Le ton de la communication d’ADP est rapidement donné lorsque le DPC prétend que les échanges avec les compagnies aériennes ont été «importants», «ont permis de recenser les besoins des usagers», «ont porté sur l’ensemble des problématiques» ; alors qu’il n’en est rien, de l’avis général des compagnies aériennes qui l’ont fait savoir par de nombreux courriers adressés tant à ADP qu’aux Ministères concernés, en demandant notamment l’organisation de groupes de travail par thèmes (investissements, financement, redevances, etc.) permettant des échanges approfondis.

Il est intéressant à ce sujet de rappeler que l’Autorité de Surveillance Indépendante (ASI), dans son refus d’homologation des tarifs d’ADP au mois de janvier dernier, avait elle aussi relevé l’absence d’un véritable dialogue entre ADP et ses clients compagnies aériennes.

Il en résulte que le DPC présenté se fonde sur des hypothèses non validées, qui conduisent de surcroît à de nouvelles augmentations tarifaires, tout aussi injustifiées, si ce n’est pour venir encore grossir les profits d’ADP déjà particulièrement élevés et en croissance permanent de près de 30% chaque année.

Rappelons à ce titre qu’avec un Chiffre d’Affaires d’environ 3 000 M €, dont  1 320 M€ de redevances aéronautiques, ADP enregistre un très gros EBITDA de près de 1 300 M€ (soit 43% du chiffre d’affaires) et un résultat net de 542 M€ (soit 18% du chiffre d’affaires).

La logique purement financière de la privatisation supplanterait-elle toute logique industrielle ?

Toujours dans son DPC, ADP estime la hausse du trafic aérien à 2,6% par an sur la période 2021-2025, sans apporter aucune précision quant au mode de calcul de cette prévision ni sans en avoir discuté avec les compagnies aériennes ; sans indiquer notamment l’impact potentiel à la baisse de la fréquentation des grands hubs internationaux par les avions de nouvelle génération mono-couloir à long rayon d’action. Il ne justifie pas plus son choix unilatéral d’affecter les marges inattendues du CRE3, provenant d’un trafic aérien bien plus important que prévu, au financement d’une partie des investissements du CRE4, plutôt que de restituer ces mêmes marges aux compagnies aériennes sur la fin du CRE3. Quant à son évaluation du Coût Moyen Pondéré du Capital (CMPC), variable fondamentale et extrêmement sensible dans le calcul des tarifs à venir, ADP se contente de préciser qu’elle est fondée sur des « données objectives de marché » conduisant à un retenir un taux de 5,6%, tandis que d’autres données toutes aussi objectives conduisent à des taux plus proche de 4,5%.(A titre de comparaison : pour l’aéroport de Nice, l’ASI a estimé que le CMPC du périmètre régulé est compris entre 3,1% et 4,5%. )
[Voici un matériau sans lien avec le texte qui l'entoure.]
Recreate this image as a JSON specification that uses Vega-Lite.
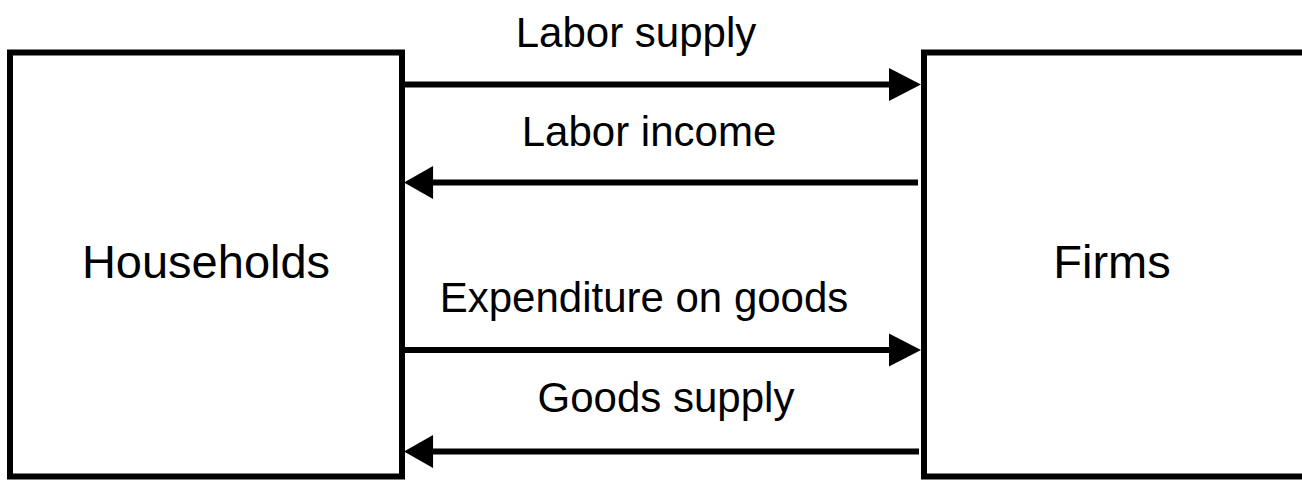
{
  "$schema": "https://vega.github.io/schema/vega-lite/v6.json",
  "width": 1302,
  "height": 480,
  "autosize": {"type": "fit", "contains": "padding"},
  "padding": 0,
  "background": "white",
  "config": {"view": {"stroke": null}, "font": "Liberation Sans"},
  "datasets": {
    "boxes": [
      {"name": "Households", "x0": 10, "x1": 402, "y0": 52.5, "y1": 476.5},
      {"name": "Firms", "x0": 924, "x1": 1345, "y0": 52.5, "y1": 476.5}
    ],
    "flows": [
      {"label": "Labor supply", "dir": "right", "start": 405, "end": 890, "tip": 921, "y": 84.5, "lx": 636, "ly": 47},
      {"label": "Labor income", "dir": "left", "start": 433, "end": 918, "tip": 404, "y": 182.5, "lx": 649, "ly": 146},
      {"label": "Expenditure on goods", "dir": "right", "start": 405, "end": 890, "tip": 921, "y": 350, "lx": 644, "ly": 312},
      {"label": "Goods supply", "dir": "left", "start": 433, "end": 919, "tip": 404, "y": 451.5, "lx": 666, "ly": 411.5}
    ],
    "names": [
      {"name": "Households", "cx": 206, "cy": 278},
      {"name": "Firms", "cx": 1112, "cy": 278}
    ]
  },
  "layer": [
    {
      "data": {"name": "boxes"},
      "mark": {"type": "rect", "fill": "white", "stroke": "black", "strokeWidth": 6, "clip": true},
      "encoding": {
        "x": {"field": "x0", "type": "quantitative", "scale": {"domain": [0, 1302], "nice": false, "zero": false}, "axis": null},
        "x2": {"field": "x1"},
        "y": {"field": "y0", "type": "quantitative", "scale": {"domain": [0, 480], "nice": false, "zero": false, "reverse": true}, "axis": null},
        "y2": {"field": "y1"}
      }
    },
    {
      "data": {"name": "flows"},
      "mark": {"type": "rule", "stroke": "black", "strokeWidth": 6, "strokeCap": "butt"},
      "encoding": {
        "x": {"field": "start", "type": "quantitative"},
        "x2": {"field": "end"},
        "y": {"field": "y", "type": "quantitative"}
      }
    },
    {
      "data": {"name": "flows"},
      "mark": {"type": "point", "filled": true, "color": "black", "opacity": 1, "size": 1089, "strokeWidth": 0},
      "encoding": {
        "x": {"field": "tip", "type": "quantitative"},
        "y": {"field": "y", "type": "quantitative"},
        "shape": {"field": "dir", "type": "nominal", "legend": null,
          "scale": {"domain": ["right", "left"], "range": ["M0,0L-1.94,-1L-1.94,1Z", "M0,0L1.76,-1L1.76,1Z"]}}
      }
    },
    {
      "data": {"name": "flows"},
      "mark": {"type": "text", "fontSize": 42, "color": "black", "align": "center", "baseline": "alphabetic"},
      "encoding": {
        "x": {"field": "lx", "type": "quantitative"},
        "y": {"field": "ly", "type": "quantitative"},
        "text": {"field": "label"}
      }
    },
    {
      "data": {"name": "names"},
      "mark": {"type": "text", "fontSize": 47, "color": "black", "align": "center", "baseline": "alphabetic"},
      "encoding": {
        "x": {"field": "cx", "type": "quantitative"},
        "y": {"field": "cy", "type": "quantitative"},
        "text": {"field": "name"}
      }
    }
  ]
}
De nouvelles augmentations de tarifs pour des profits toujours plus importants
Concernant les tarifs à venir sur la durée du CRE4, ADP qualifie de «modération tarifaire réelle» sa proposition d’une évolution de +1,35% en plus de l’inflation, alors qu’après des années de hausses extravagantes au regard de l’inflation et des tarifs passagers, les compagnies aériennes s’attendaient légitimement à des baisses de tarifs importantes.

Rappelons qu’entre 2006, date de l’ouverture du capital d’ADP aux capitaux privés, et 2018, les tarifs des redevances aéroportuaires d’ADP ont augmenté de 42% alors que pendant le même temps l’inflation était  de 15% et le prix des billets d’avion baissait de 20%.

Quel est l’objectif de cette grossière manipulation ?
En publiant de manière précipitée son Document Public de Consultation, ADP coupe court à une concertation sereine avec ses clients, compagnies aériennes. Avec un but précis : mettre en place le plus rapidement possible un Contrat de Régulation Economique avec l’Etat qui garantira à ses investisseurs dans le cadre de sa toute prochaine privatisation une rentabilité invulnérable. Avec, pour asseoir cette garantie, une loi Pacte votée par la Représentation Nationale rendant la gouvernance des CRE encore plus difficile dans l’avenir pour les compagnies aériennes.